--- BEGIN Data to process ---

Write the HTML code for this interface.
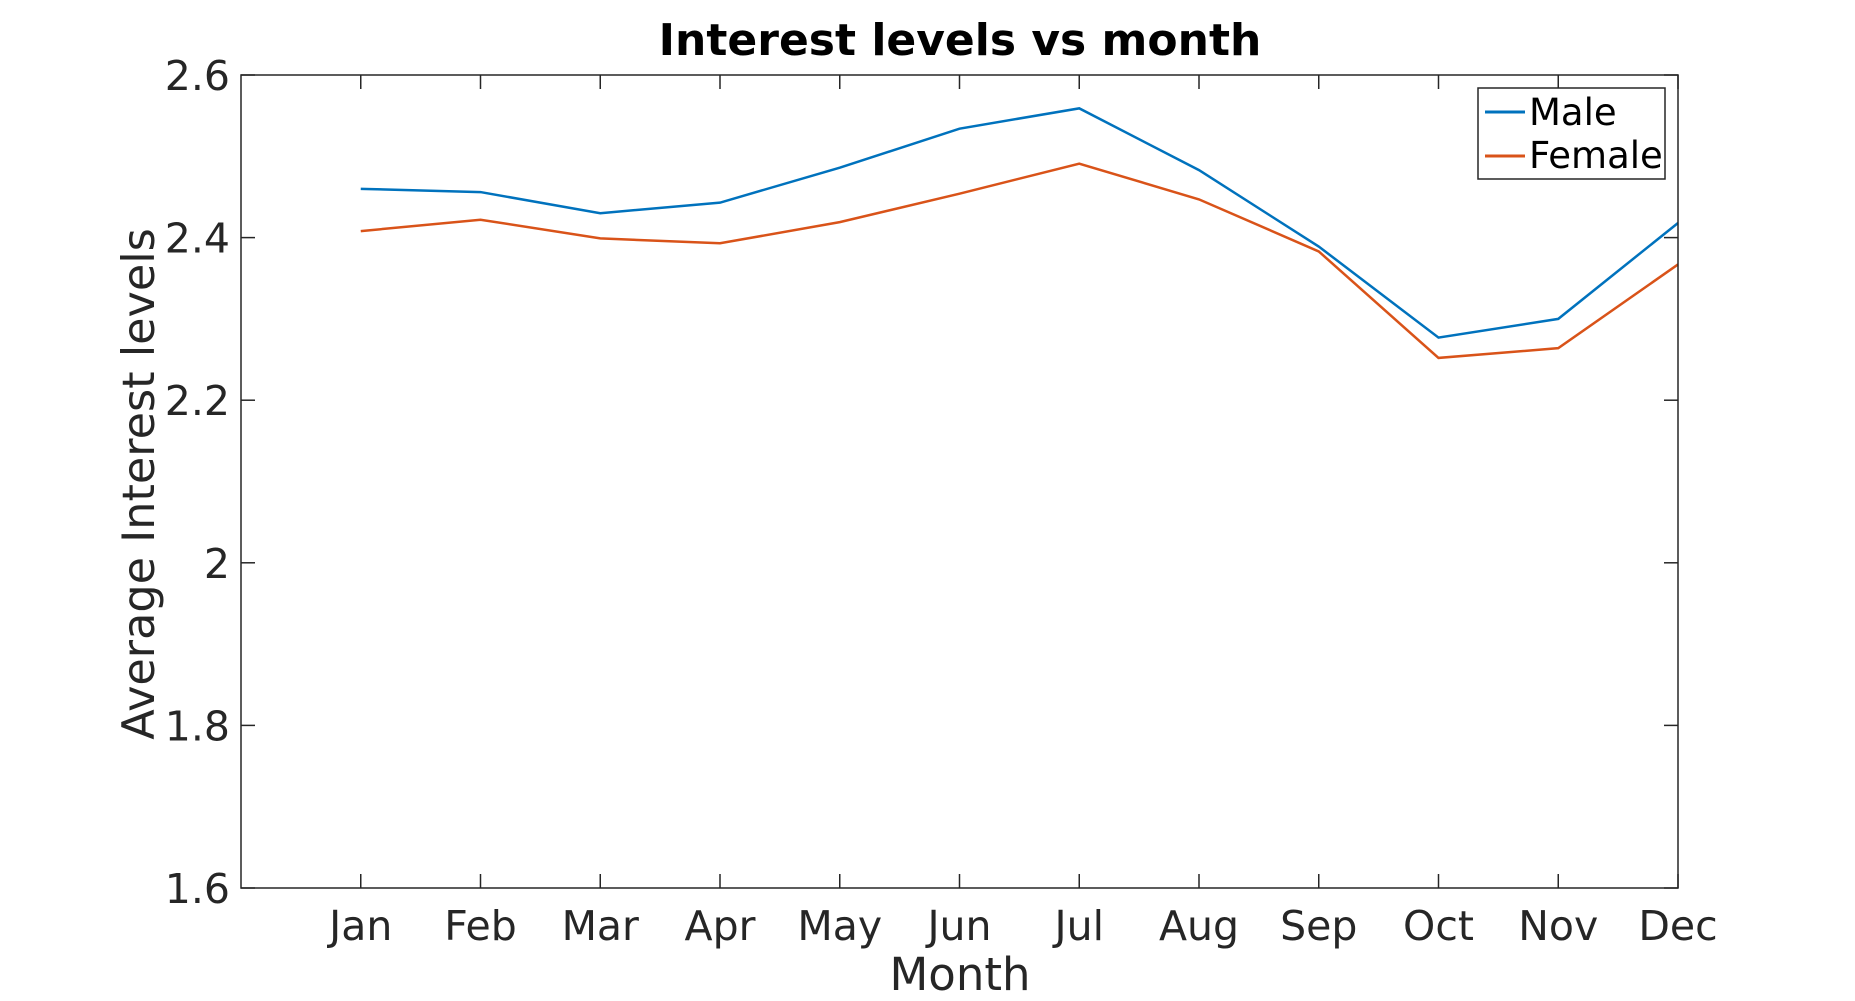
<!DOCTYPE html>
<html><head><meta charset="utf-8"><style>
html,body{margin:0;padding:0;background:#fff;}
svg{display:block;font-family:"DejaVu Sans","Liberation Sans",sans-serif;}
</style></head><body>
<svg id="chart" width="1855" height="1001" xmlns="http://www.w3.org/2000/svg">
<rect x="0" y="0" width="1855" height="1001" fill="#fff"/>
<text x="960" y="55" text-anchor="middle" font-size="44" font-weight="bold" fill="#000">Interest levels vs month</text>
<g id="ticks"></g>
<g id="series"></g>
<rect x="241" y="75" width="1437" height="813" fill="none" stroke="#262626" stroke-width="1.5"/>
<text x="960" y="990" text-anchor="middle" font-size="45" fill="#262626">Month</text>
<text transform="translate(154,484) rotate(-90)" text-anchor="middle" font-size="44.5" fill="#262626">Average Interest levels</text>
<g>
<rect x="1478" y="88" width="187" height="91" fill="#fff" stroke="#262626" stroke-width="1.5"/>
<line x1="1485" y1="112" x2="1525" y2="112" stroke="#0072BD" stroke-width="3"/>
<text x="1529" y="125" font-size="37" fill="#000">Male</text>
<line x1="1485" y1="156" x2="1525" y2="156" stroke="#D95319" stroke-width="3"/>
<text x="1529" y="168" font-size="37" fill="#000">Female</text>
</g>
</svg>
<script>
const months = ["Jan","Feb","Mar","Apr","May","Jun","Jul","Aug","Sep","Oct","Nov","Dec"];
const maleValues = [2.460,2.456,2.430,2.443,2.486,2.534,2.559,2.483,2.389,2.277,2.300,2.418];
const femaleValues = [2.408,2.422,2.399,2.393,2.419,2.454,2.491,2.447,2.383,2.252,2.264,2.367];
const yTicks = [1.6,1.8,2.0,2.2,2.4,2.6];
const yTickLabels = ["1.6","1.8","2","2.2","2.4","2.6"];

const L=241,R=1678,T=75,B=888;
const xMin=0,xMax=12,yMin=1.6,yMax=2.6;
function xs(i){return L+(i+1-xMin)/(xMax-xMin)*(R-L);}
function ys(v){return B-(v-yMin)/(yMax-yMin)*(B-T);}
const NS="http://www.w3.org/2000/svg";
const tg=document.getElementById('ticks');
function mk(tag,attrs,parent){const e=document.createElementNS(NS,tag);for(const k in attrs)e.setAttribute(k,attrs[k]);parent.appendChild(e);return e;}
months.forEach((m,i)=>{
  const x=xs(i);
  let t=mk('line',{x1:x,y1:B,x2:x,y2:B-14,stroke:'#262626','stroke-width':1.5},tg);
  
  
  t=mk('line',{x1:x,y1:T,x2:x,y2:T+14,stroke:'#262626','stroke-width':1.5},tg);
  
  
  const lb=mk('text',{x:x,y:940,'text-anchor':'middle','font-size':41,fill:'#262626'},tg);
  lb.textContent=m;
  
  
});
yTicks.forEach((v,i)=>{
  const y=ys(v);
  let t=mk('line',{x1:L,y1:y,x2:L+14,y2:y,stroke:'#262626','stroke-width':1.5},tg);
  
  
  t=mk('line',{x1:R,y1:y,x2:R-14,y2:y,stroke:'#262626','stroke-width':1.5},tg);
  
  
  const lb=mk('text',{x:230,y:y+15,'text-anchor':'end','font-size':41,fill:'#262626'},tg);
  lb.textContent=yTickLabels[i];
  
  
});
const sg=document.getElementById('series');
function drawLine(vals,color,name){
  const pts=vals.map((v,i)=>xs(i)+','+ys(v)).join(' ');
  const p=mk('polyline',{points:pts,fill:'none',stroke:color,'stroke-width':2.5},sg);
  
  
}
drawLine(maleValues,'#0072BD','male-line');
drawLine(femaleValues,'#D95319','female-line');
</script>
</body></html>
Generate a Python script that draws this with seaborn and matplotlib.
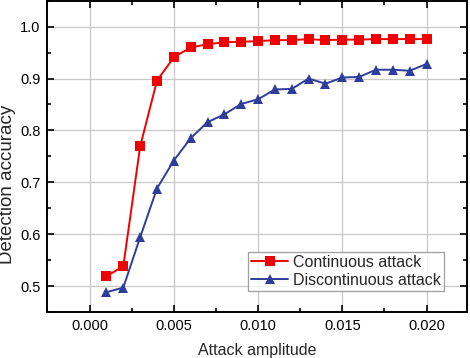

--- END Data to process ---

**Brief**
Select the lines from the entries that include the word "script".

**Result of this exercise**
<script>
</script>
Generate a Python script that draws this with seaborn and matplotlib.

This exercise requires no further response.